Furthermore, an increase in GDP does not necessarily translate to an increase in income equality or a decrease in poverty, since wealth may not be distributed evenly among citizens. Brazil and South Africa are perfect examples of countries with rising GDPs but also rising inequality and income gaps.
Therefore, it will be important that the right policies are in place so that oil profits (should there be any) are invested in a sustainable and equitable development of Kenya and do not simply accumulate in the pockets of the elite.
And, of course, there remains the age-old concern that the interests of the oil companies and their investors will take precedence over the interests and well-being of the local population.
IBTimes: Overall, is the oil discovery in Kenya a blessing or a curse?
Thaker: The ongoing implementation of Kenya's new constitution, including its provisions for more transparent and accountable governance, offers some hope that oil would be a blessing, not a curse.
On balance, the most likely outcome is that Kenya's oil find will prove to be small-to-medium-sized, and that it will give a broadly positive boost to the economy, assuming that further improvements in governance and policymaking take place in the interim.
Thaker's economic analysis touches on just a few of the areas that bear examination. Environmental impacts or the effect of oil exploration on existing industries and Kenyan farmers also need to be explored to fully understand how Kenya would change in an oil-rich economy. But one thing is certain: the die is cast.
Tullow's partner, the Africa Oil Corp., based in Vancouver, British Columbia, has described the next step in Kenya for the two companies as an aggressive drilling program in the next 18 months which will also test the potential of our other Rift Basin plays in Kenya, Ethiopia and Somalia.
But to ensure that this drilling campaign brings real prosperity to Kenya, and doesn't ultimately undermine the Kenyan economy and culture, the Kenyan government will have to be equally aggressive about implementing social and economic policies that support oil development and safeguard the country's future.
Among the policies that Kenya should focus on are the following:
- Improving Political Transparency: As one of the most democratic African nations, Kenya has a head start in this regard. The country's latest constitution is only two years old, and it includes a bill of rights and more autonomy and power for local governments. It also contains new measures to root out corruption.
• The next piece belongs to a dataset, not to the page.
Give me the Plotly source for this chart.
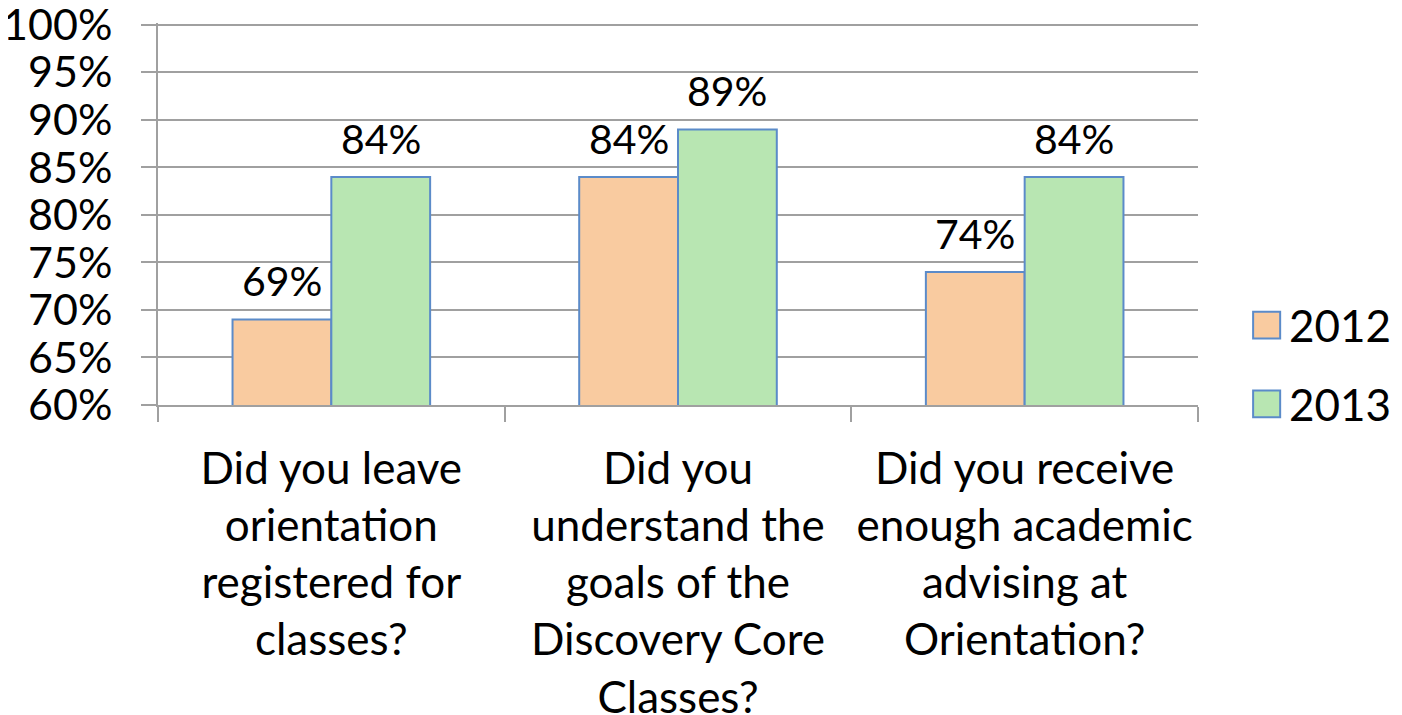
import plotly.graph_objects as go

categories = [
    "Did you leave<br>orientation<br>registered for<br>classes?",
    "Did you<br>understand the<br>goals of the<br>Discovery Core<br>Classes?",
    "Did you receive<br>enough academic<br>advising at<br>Orientation?",
]
series_names = ["2012", "2013"]
values_2012 = [69, 84, 74]
values_2013 = [84, 89, 84]
y_ticks = [60, 65, 70, 75, 80, 85, 90, 95, 100]
colors = ["#F9CBA0", "#B8E6B2"]
EDGE = "#5B8BC9"

FONT = "Lato"
FS = 43
LFS = 41
# page body has an 8px margin, so the figure is made 8px smaller
W, H = 1394, 707
L, R, T, B = 150, 204, 15, 310
BARGAP = 0.43
plot_w = W - L - R
bar_px = plot_w / len(categories) * (1 - BARGAP) / 2

fig = go.Figure()
for i, (name, vals, col) in enumerate(zip(series_names, [values_2012, values_2013], colors)):
    fig.add_trace(go.Bar(
        name=name, x=categories, y=vals,
        marker=dict(color=col, line=dict(color=EDGE, width=2)),
        showlegend=False, hoverinfo="x+y",
    ))
    for c, v in zip(categories, vals):
        fig.add_annotation(x=c, y=v, text=f"{v}%", showarrow=False,
                           xanchor="center", yanchor="bottom",
                           xshift=(i - 0.5) * bar_px, yshift=12,
                           font=dict(size=LFS, family=FONT, color="black"))

# manual legend (large square swatches like the original)
legend_y = [0.209, 0.003]
for name, col, ly in zip(series_names, colors, legend_y):
    fig.add_shape(type="rect", xref="paper", yref="paper",
                  x0=1.053, x1=1.079, y0=ly - 0.035, y1=ly + 0.035,
                  fillcolor=col, line=dict(color=EDGE, width=2))
    fig.add_annotation(xref="paper", yref="paper", x=1.086, y=ly,
                       xanchor="left", yanchor="middle", text=name,
                       showarrow=False, font=dict(size=FS + 1, family=FONT, color="black"))

fig.update_layout(
    width=W, height=H,
    margin=dict(l=L, r=R, t=T, b=B),
    paper_bgcolor="white", plot_bgcolor="white",
    barmode="group", bargap=BARGAP, bargroupgap=0,
    font=dict(family=FONT, size=FS, color="black"),
    showlegend=False,
)
fig.update_yaxes(
    range=[60, 100.2], tickvals=y_ticks, ticktext=[f"{t}%" for t in y_ticks],
    showgrid=True, gridcolor="#A0A0A0", gridwidth=2,
    showline=True, linecolor="#A0A0A0", linewidth=2,
    ticks="outside", ticklen=15, tickcolor="#A0A0A0", tickwidth=2,
    tickfont=dict(size=FS, family=FONT), zeroline=False,
    automargin=False, ticklabelstandoff=20, ticklabeloverflow="allow",
)
fig.update_xaxes(
    type="category", tickson="boundaries", ticks="outside", ticklen=15,
    tickcolor="#A0A0A0", tickwidth=2, showgrid=False,
    showline=True, linecolor="#A0A0A0", linewidth=2,
    tickfont=dict(size=FS + 1, family=FONT), automargin=False,
    ticklabelstandoff=24, ticklabeloverflow="allow",
)
fig.write_html("out.html")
It is essential Kenya strongly enforces the rules in the new constitution and ensures that bribes and graft do not become the currency of oil discoveries in the country. Plans must be made for oil revenue to be shared by all Kenyans, through governmental programs, infrastructure development, or even direct disbursements. The money must not instead end up in the hands of government officials or be used by the political elite to sway elections.
- Tightening Monetary Policy: A likely outcome of oil production is the strengthening of the shilling, which could impinge upon the competitiveness of exports in the non-oil sector and the purchasing power of Kenyan consumers. This provides a stiff challenge for monetary and fiscal policymakers who must painstakingly adjust monetary policy -- for example, by tightening the money supply -- to offset this risk.